La resurrección de Jesús: acontecimiento y promesa [7/8]
El mundo es nuestra casa. La conciencia ecológica actual ha puesto de relieve la interdependencia entre el hombre y la naturaleza. Un falso concepto de progreso ha llevado a la explotación incontrolada de los recursos materiales, y a la contaminación y degradación del medio ambiente (atmósfera y suelo, ríos y mares...) en proporciones alarmantes y quizás irreversibles.
En este contexto, la imagen del alumbramiento puede emplearse también con un alcance más amplio, que incluya al entero universo. «La ansiosa espera de la creación desea vivamente la revelación de los hijos de Dios... en la esperanza de ser liberada de la servidumbre de la corrupción para participar en la gloriosa libertad de los hijos de Dios. Pues sabemos que la creación entera gime hasta el presente y sufre dolores de parto...» (Rom 8,19-22). Si hablamos del destino escatológico del hombre, no podemos entenderlo al margen del mundo: la resurrección es inseparable de la nueva creación.
Las promesas de Dios nos hablan de un mundo nuevo, en el que habitará la justicia (cf. 2Pe 3,13); donde no habrá muerte ni llanto (cf. Ap 21,4). Libre de toda alienación y decadencia, la humanidad alcanzará la libertad gloriosa de los hijos de Dios (cf. Rom 8,21), y, juntamente con el hombre, el uníverso entero será renovado, reconciliado y recapitulado en Cristo (cf. Col 1,19s).
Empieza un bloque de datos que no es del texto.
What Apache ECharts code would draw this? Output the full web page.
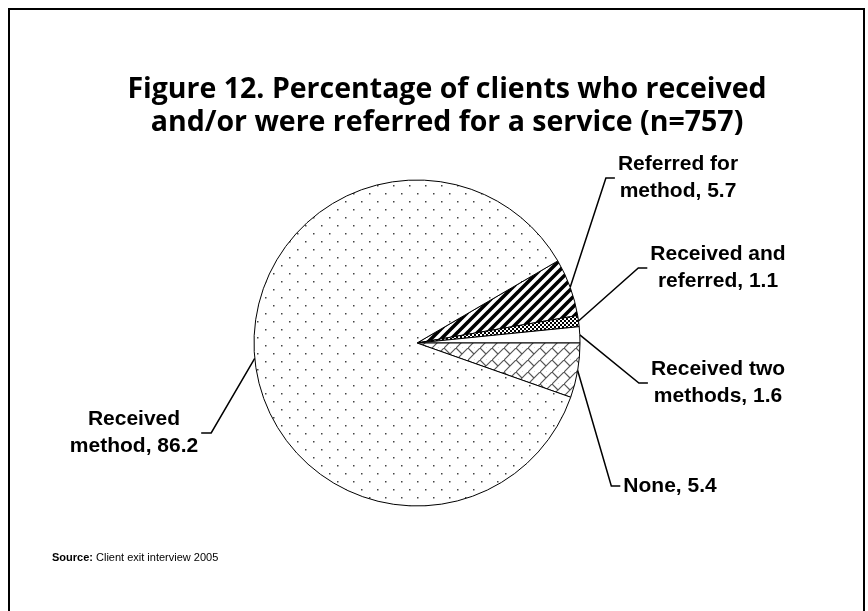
<!DOCTYPE html>
<html>
<head>
<meta charset="utf-8">
<script src="https://cdn.jsdelivr.net/npm/echarts@6/dist/echarts.min.js"></script>
<style>
  html, body { margin: 0; padding: 0; background: #fff; }
  #chart { width: 868px; height: 611px; }
</style>
</head>
<body>
<div id="chart"></div>
<script>
// slices, in drawing order (clockwise from the upper right)
const categories = ['Referred for method', 'Received and referred', 'Received two methods', 'None', 'Received method']
const labelNames = ['Referred for\nmethod', 'Received and\nreferred', 'Received two\nmethods', 'None', 'Received\nmethod']
const values = [5.7, 1.1, 1.6, 5.4, 86.2]

// where each label sits (text centre) and which side its leader comes in from
const labelSpots = [
  { x: 678, y: 178, side: 'left' },
  { x: 718, y: 268, side: 'left' },
  { x: 718, y: 383, side: 'left' },
  { x: 670, y: 486, side: 'left' },
  { x: 134, y: 433, side: 'right' }
]

function makePattern(kind) {
  const c = document.createElement('canvas')
  const ctx = c.getContext('2d')
  if (kind === 'dots') {
    c.width = 16; c.height = 16
    ctx.fillStyle = '#fff'; ctx.fillRect(0, 0, 16, 16)
    ctx.fillStyle = '#444'
    ctx.fillRect(1, 1, 1.5, 1.5)
    ctx.fillRect(9, 9, 1.5, 1.5)
  } else if (kind === 'stripes') {
    c.width = 10; c.height = 10
    ctx.fillStyle = '#fff'; ctx.fillRect(0, 0, 10, 10)
    ctx.strokeStyle = '#000'; ctx.lineWidth = 3.6
    ctx.beginPath()
    // "/" stripes that tile seamlessly
    for (let k = -10; k <= 10; k += 10) {
      ctx.moveTo(k - 1, 11); ctx.lineTo(k + 11, -1)
    }
    ctx.stroke()
  } else if (kind === 'checker') {
    c.width = 4; c.height = 4
    ctx.fillStyle = '#fff'; ctx.fillRect(0, 0, 4, 4)
    ctx.fillStyle = '#000'
    ctx.fillRect(0, 0, 2, 2); ctx.fillRect(2, 2, 2, 2)
  } else if (kind === 'brick') {
    c.width = 12; c.height = 12
    ctx.fillStyle = '#fff'; ctx.fillRect(0, 0, 12, 12)
    ctx.strokeStyle = '#555'; ctx.lineWidth = 1.2
    ctx.beginPath()
    ctx.moveTo(-2, 14); ctx.lineTo(14, -2)
    ctx.moveTo(0, 0); ctx.lineTo(6, 6)
    ctx.moveTo(6, 12); ctx.lineTo(12, 18)
    ctx.moveTo(6, -6); ctx.lineTo(12, 0)
    ctx.stroke()
  } else {
    c.width = 4; c.height = 4
    ctx.fillStyle = '#fff'; ctx.fillRect(0, 0, 4, 4)
  }
  return { image: c, repeat: 'repeat' }
}

const fills = [makePattern('stripes'), makePattern('checker'), makePattern('plain'), makePattern('brick'), makePattern('dots')]

const chart = echarts.init(document.getElementById('chart'), null, { renderer: 'canvas' })

const option = {
  animation: false,
  backgroundColor: '#fff',
  title: {
    text: 'Figure 12. Percentage of clients who received\nand/or were referred for a service (n=757)',
    left: 442,
    textAlign: 'center',
    top: 68,
    textStyle: {
      fontFamily: 'Open Sans',
      fontWeight: 'bold',
      fontSize: 28.5,
      lineHeight: 33,
      color: '#000'
    }
  },
  graphic: [
    {
      type: 'rect',
      shape: { x: 9, y: 9, width: 855, height: 640 },
      style: { fill: null, stroke: '#000', lineWidth: 2 },
      silent: true
    },
    {
      type: 'text',
      left: 52,
      top: 552,
      style: {
        text: '{b|Source:} Client exit interview 2005',
        rich: { b: { fontWeight: 'bold', fontFamily: 'Liberation Sans', fontSize: 11 } },
        fontFamily: 'Liberation Sans',
        fontSize: 11,
        fill: '#000'
      }
    }
  ],
  series: [
    {
      type: 'pie',
      center: [417, 343],
      radius: 163,
      startAngle: 30.24,
      clockwise: true,
      avoidLabelOverlap: false,
      emphasis: { disabled: true },
      itemStyle: { borderColor: '#000', borderWidth: 1 },
      label: {
        show: true,
        position: 'outside',
        formatter: p => labelNames[p.dataIndex] + ', ' + values[p.dataIndex],
        fontFamily: 'Liberation Sans',
        fontWeight: 'bold',
        fontSize: 21,
        lineHeight: 27,
        color: '#000',
        align: 'center'
      },
      labelLine: {
        show: true,
        lineStyle: { color: '#000', width: 1.5 }
      },
      labelLayout: params => {
        const spot = labelSpots[params.dataIndex]
        const w = params.labelRect.width
        const start = params.labelLinePoints[0]
        const edgeX = spot.side === 'left' ? spot.x - w / 2 - 3 : spot.x + w / 2 + 3
        const elbowX = spot.side === 'left' ? edgeX - 9 : edgeX + 10
        return {
          x: spot.x,
          y: spot.y,
          align: 'center',
          verticalAlign: 'middle',
          labelLinePoints: [start, [elbowX, spot.y], [edgeX, spot.y]]
        }
      },
      data: categories.map((name, i) => ({
        name: name,
        value: values[i],
        itemStyle: { color: fills[i] }
      }))
    }
  ]
}

option && chart.setOption(option)
</script>
</body>
</html>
Contra lo que puedan pensar algunas sectas, ignoramos el tiempo y la manera en que se realizará esta transformación del universo. Cuando Pablo, por ejemplo, escribe que Dios nos ha revelado por su Espíritu «lo que ojo nunca vio, ni oreja oyó, ni hombre alguno ha imaginado» (cf. 1 Cor 2,9), alude a la profundidad insondable de Dios y al misterio de salvación que se ha realizado en Cristo; si a través de esta revelación podemos saber y esperar «lo que Dios tiene preparado para los que lo aman», no por eso conocemos la configuración concreta del mundo escatológico.
De un futuro que nos trasciende sólo podemos hablar con reservas, mediante aproximaciones e inferencias, manteniendo la tensión entre continuidad y ruptura. Aun así, podemos decir esto: El mundo del hombre participa también de su destino eterno. No es como el andamiaje que se abandona al terminar una obra, sino más bien como los materiales que se integran en la construcción de la casa. Todos los bienes que Dios ha creado para el hombre y todo lo que hay de bueno en la misma obra humana está llamado a integrarse en la realidad del Reino consumado. Como dice el Concilio Vaticano II, «los bienes de la dignidad humana, de la unión fraterna y de la libertad; en una palabra, todos los frutos excelentes de la naturaleza y de nuestro esfuerzo, después de haberlos propagado por la tierra en el Espíritu del Señor y de acuerdo con su mandato, volveremos a encontrarlos, limpios ya de toda mancha, iluminados y transfigurados, cuando Cristo entregue al Padre el reino» (Gaudium et Spes, 39).